The same underlying logic — point A to point B through a chain of intermediate handoffs — applies whether you’re sending a data packet across the internet or a voice call through a legacy telephone exchange.
Common Node Misconceptions Worth Clearing Up
“Only computers are nodes.” Not true. Printers, cameras, smart bulbs, game consoles, NAS drives — if it connects to a network and has an address, it qualifies.
“Nodes and servers are the same thing.” Servers are one type of node, but nodes are a much broader category. A router is a node. A smartphone is a node. A server is a node too — just a specific kind with a specific function.
“Adding more nodes makes a network slower.” Not inherently. Poor network design makes a network slower. Adding nodes with proper infrastructure — appropriate switching, sufficient bandwidth, logical segmentation — actually extends capability without degrading speed.
FAQs
Q: What’s the simplest definition of a node in networking?
A node is any device or connection point in a network that can send, receive, or forward data. Your phone, your router, and the server hosting your favourite website are all nodes.
Q: Is a router a node?
Yes. A router is an intermediate node — it doesn’t originate or terminate data, but it reads packet headers and directs traffic toward the correct destination.
Q: Can a node be wireless?
Absolutely. Wi-Fi access points, smartphones, and IoT devices are all wireless nodes. The connection medium — cable, fibre, or wireless signal — doesn’t change whether something qualifies as a node.
Q: What’s the difference between an end node and an intermediate node?

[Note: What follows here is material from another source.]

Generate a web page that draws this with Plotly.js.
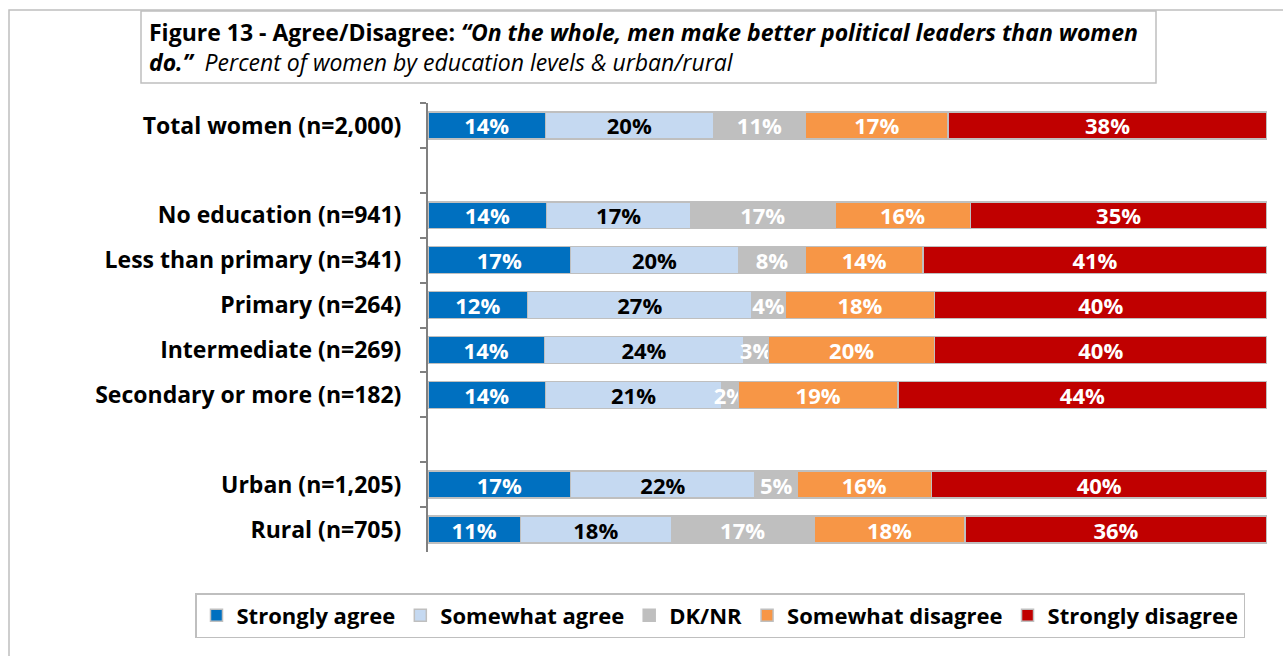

End nodes are where data originates or arrives — your computer, your phone. Intermediate nodes sit in between, directing traffic without being the source or destination. Routers and switches are the most common examples.
Q: Why does the number of nodes on a network matter for security?
Every node is a potential attack surface. Unmanaged, unpatched, or unauthorised nodes are entry points for threats. Knowing exactly what’s on your network — and what each device is doing — is foundational to network security in 2026.